His best friend, Chris Bevilacqua, was a champion wrestler and son of Al Bevilacqua, who is now assistant director of the National High School Coaches Association, which is bringing the wrestling tourney here. Baldwin's father, Alec Sr., was a history teacher and football coach. The elder Bevilacqua, a student turned colleague of the older Baldwin, was a phys ed teacher and wrestling coach.

"It was he and his father who got me involved in the sport of wrestling when I was in about third or fourth grade," Baldwin says of his buddy.

William was not the only student athlete in the family.

Brother Daniel was a heavyweight wrestler. "Alec did not wrestle but he was an athlete, a lacrosse player, a football player, and Stephen sort of monkeyed around with wrestling. He was involved with wrestling early on, in junior high, but in high school he did a little bit of gymnastics but he was more focused on the arts," gravitating toward the drama club and a cappella choir.

In addition to championing this weekend's event, Baldwin is preparing for a Showtime film that will begin shooting for six weeks in Vancouver. Called "The Brotherhood of Murder," it will feature Baldwin as a white supremacist recruit who sees the error of his ways and becomes a federal informant.

He recently completed a low-budget independent drama called "Box," in which he plays the title character of a cop trying to put his life back together. The movie could turn up as an HBO original movie or get a theatrical release in North America and worldwide.

Like millions of other Americans, Baldwin saw part of the 71st annual Academy Awards, although he missed his sister-in-law's presentation of the Best Supporting Actor honor. "I had dinner with some friends and figured I would have missed most of it and I got home and there was still about an hour left - I saw Gwyneth, I saw best director, picture, the Kazan lifetime achievement.

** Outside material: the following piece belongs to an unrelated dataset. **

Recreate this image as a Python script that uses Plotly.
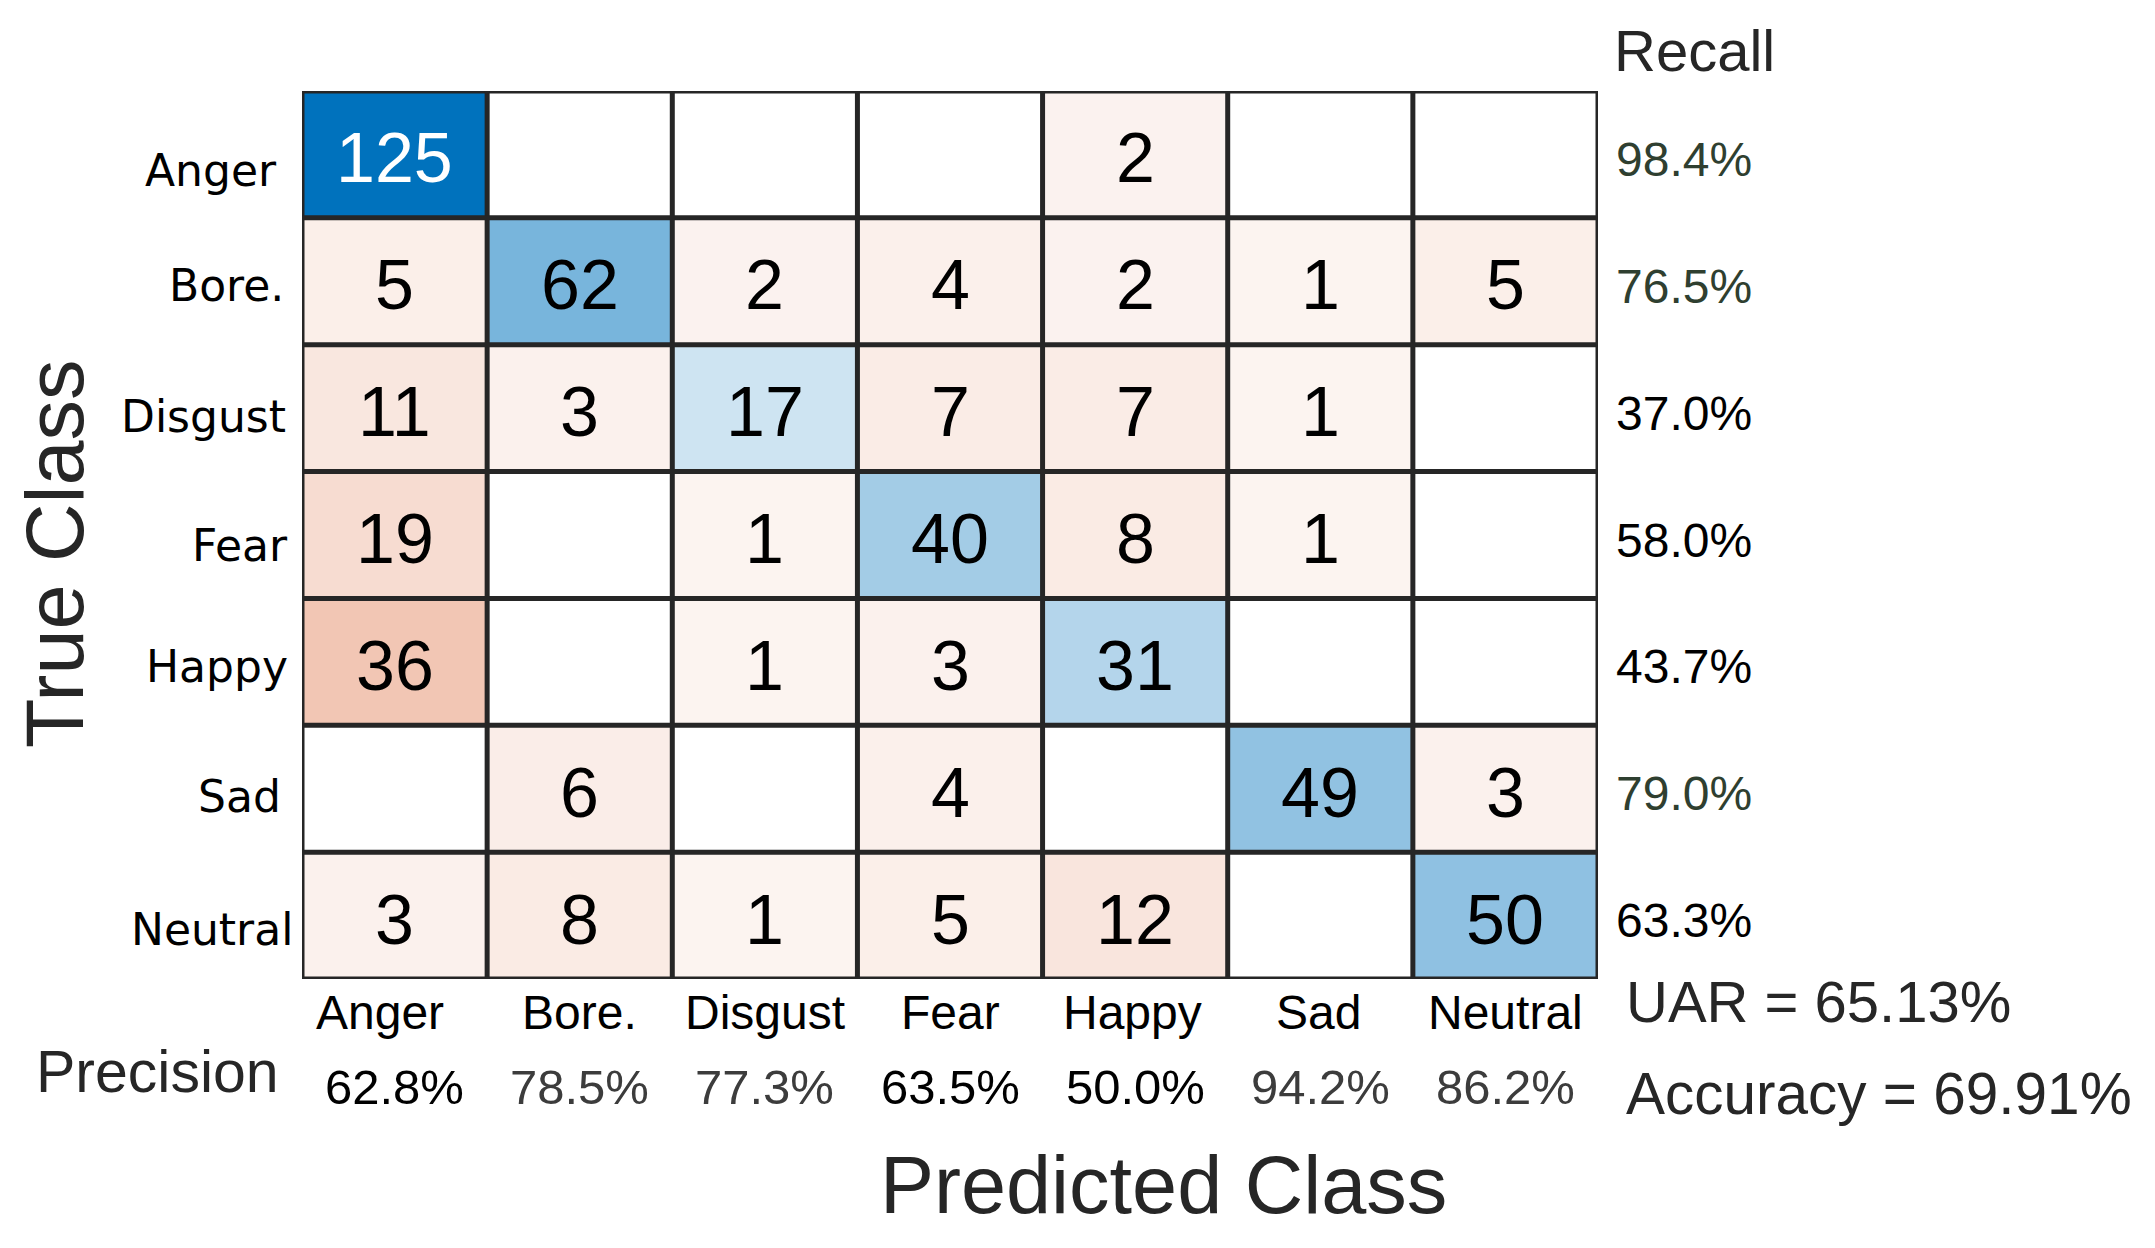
import plotly.graph_objects as go

classes = ["Anger", "Bore.", "Disgust", "Fear", "Happy", "Sad", "Neutral"]
counts = [
    [125, 0, 0, 0, 2, 0, 0],
    [5, 62, 2, 4, 2, 1, 5],
    [11, 3, 17, 7, 7, 1, 0],
    [19, 0, 1, 40, 8, 1, 0],
    [36, 0, 1, 3, 31, 0, 0],
    [0, 6, 0, 4, 0, 49, 3],
    [3, 8, 1, 5, 12, 0, 50],
]
recall = ["98.4%", "76.5%", "37.0%", "58.0%", "43.7%", "79.0%", "63.3%"]
precision = ["62.8%", "78.5%", "77.3%", "63.5%", "50.0%", "94.2%", "86.2%"]
uar_text = "UAR = 65.13%"
acc_text = "Accuracy = 69.91%"

W, H = 2155, 1248
OFF = 8  # page body margin compensation


def px(x):
    return (x - OFF) / W


def py(y):
    return 1 - (y - OFF) / H


L, R, T, B = 302, 1598, 91, 979
FONT = "Liberation Sans, Arial, sans-serif"
DARK = "#262626"
row_nudge = [-16, -4, -8, -10, -5, -8, -14]
row_xnudge = [-8, -1, 1, 3, 3, -4, 8]
col_nudge = [-15, 0, 0, 0, -3, -2, 0]

n = len(classes)
zmax = max(max(r) for r in counts)
diag = [[counts[i][j] if i == j else None for j in range(n)] for i in range(n)]
off = [[counts[i][j] if (i != j and counts[i][j] > 0) else None for j in range(n)] for i in range(n)]

fig = go.Figure()
fig.add_trace(go.Heatmap(z=off, x=list(range(n)), y=list(range(n)), zmin=0, zmax=zmax,
                         colorscale=[[0, "rgb(252,245,242)"], [1, "rgb(217,83,25)"]],
                         showscale=False, hoverinfo="skip"))
fig.add_trace(go.Heatmap(z=diag, x=list(range(n)), y=list(range(n)), zmin=0, zmax=zmax,
                         colorscale=[[0, "rgb(239,246,250)"], [1, "rgb(0,114,189)"]],
                         showscale=False, hoverinfo="skip"))

ann = []
for i in range(n):
    for j in range(n):
        v = counts[i][j]
        if v > 0:
            ann.append(dict(x=j, y=i, xref="x", yref="y", text=str(v), showarrow=False,
                            xanchor="center", yanchor="middle", yshift=-4,
                            font=dict(family=FONT, size=70,
                                      color="white" if v == zmax else "black")))
for i, c in enumerate(classes):
    ann.append(dict(x=px(287), y=i, xref="paper", yref="y", text=c, showarrow=False,
                    xanchor="right", yanchor="middle", yshift=row_nudge[i], xshift=row_xnudge[i],
                    font=dict(family="DejaVu Sans, Verdana, sans-serif", size=44, color="black")))
for j, c in enumerate(classes):
    ann.append(dict(x=j, y=py(1012), xref="x", yref="paper", text=c, showarrow=False,
                    xanchor="center", yanchor="middle", xshift=col_nudge[j],
                    font=dict(family=FONT, size=48, color="black")))
prec_colors = ["black", "#3c3c3c", "#3c3c3c", "black", "black", "#3c3c3c", "#3c3c3c"]
for j, p in enumerate(precision):
    ann.append(dict(x=j, y=py(1087), xref="x", yref="paper", text=p, showarrow=False,
                    xanchor="center", yanchor="middle",
                    font=dict(family=FONT, size=49, color=prec_colors[j])))
rec_colors = ["#2f3f30", "#2f3f30", "black", "black", "black", "#2f3f30", "black"]
for i, r in enumerate(recall):
    ann.append(dict(x=px(1614), y=i, xref="paper", yref="y", text=r, showarrow=False,
                    xanchor="left", yanchor="middle", yshift=-5,
                    font=dict(family=FONT, size=48, color=rec_colors[i])))

ann += [
    dict(x=px(1612), y=py(51), xref="paper", yref="paper", text="Recall", showarrow=False,
         xanchor="left", yanchor="middle", font=dict(family=FONT, size=58, color=DARK)),
    dict(x=px(281), y=py(1072), xref="paper", yref="paper", text="Precision", showarrow=False,
         xanchor="right", yanchor="middle", font=dict(family=FONT, size=59, color=DARK)),
    dict(x=px(1624), y=py(1002), xref="paper", yref="paper", text=uar_text, showarrow=False,
         xanchor="left", yanchor="middle", font=dict(family=FONT, size=58, color=DARK)),
    dict(x=px(1624), y=py(1093), xref="paper", yref="paper", text=acc_text, showarrow=False,
         xanchor="left", yanchor="middle", font=dict(family=FONT, size=58.5, color=DARK)),
    dict(x=px(1163), y=py(1185), xref="paper", yref="paper", text="Predicted Class",
         showarrow=False, xanchor="center", yanchor="middle",
         font=dict(family=FONT, size=81, color=DARK)),
    dict(x=px(55), y=py(554), xref="paper", yref="paper", text="True Class", textangle=-90,
         showarrow=False, xanchor="center", yanchor="middle",
         font=dict(family=FONT, size=81, color=DARK)),
]

shapes = []
for k in range(n + 1):
    shapes.append(dict(type="line", xref="x", yref="y", x0=k - 0.5, x1=k - 0.5, y0=-0.5, y1=n - 0.5,
                       line=dict(color=DARK, width=5)))
    shapes.append(dict(type="line", xref="x", yref="y", y0=k - 0.5, y1=k - 0.5, x0=-0.5, x1=n - 0.5,
                       line=dict(color=DARK, width=5)))

fig.update_layout(
    width=W, height=H, margin=dict(l=0, r=0, t=0, b=0),
    paper_bgcolor="white", plot_bgcolor="white",
    xaxis=dict(domain=[px(L), px(R)], range=[-0.5, n - 0.5], visible=False, fixedrange=True),
    yaxis=dict(domain=[py(B), py(T)], range=[n - 0.5, -0.5], visible=False, fixedrange=True),
    annotations=ann, shapes=shapes, showlegend=False,
)
fig.write_html("out.html")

I winded up seeing sort of the best part anyway."

Like critics and moviegoers, he had more than one favorite in several categories. "I'm glad James Coburn won. There were a lot of categories I thought were very evenly matched. If [Roberto] Benigni won, it was fantastic and if Tom Hanks won, it was fantastic. If Gwyneth Paltrow won, it was fantastic; I also loved Cate Blanchett's performance" in "Elizabeth," which an old friend produced. "Blanchett was a power on screen; she's a force."

Preliminary rounds I and II start at 9 a.m. tomorrow at the A.J. Palumbo Center. At 8 a.m. Saturday, preliminary III and consolations I and II begin, with quarterfinals and consolations III and IV at 5 p.m. Semifinals, consolation quarterfinals and finals start at 9 a.m. Sunday, with finals at 6 p.m. Tickets, $15 and $12, should be available at the door.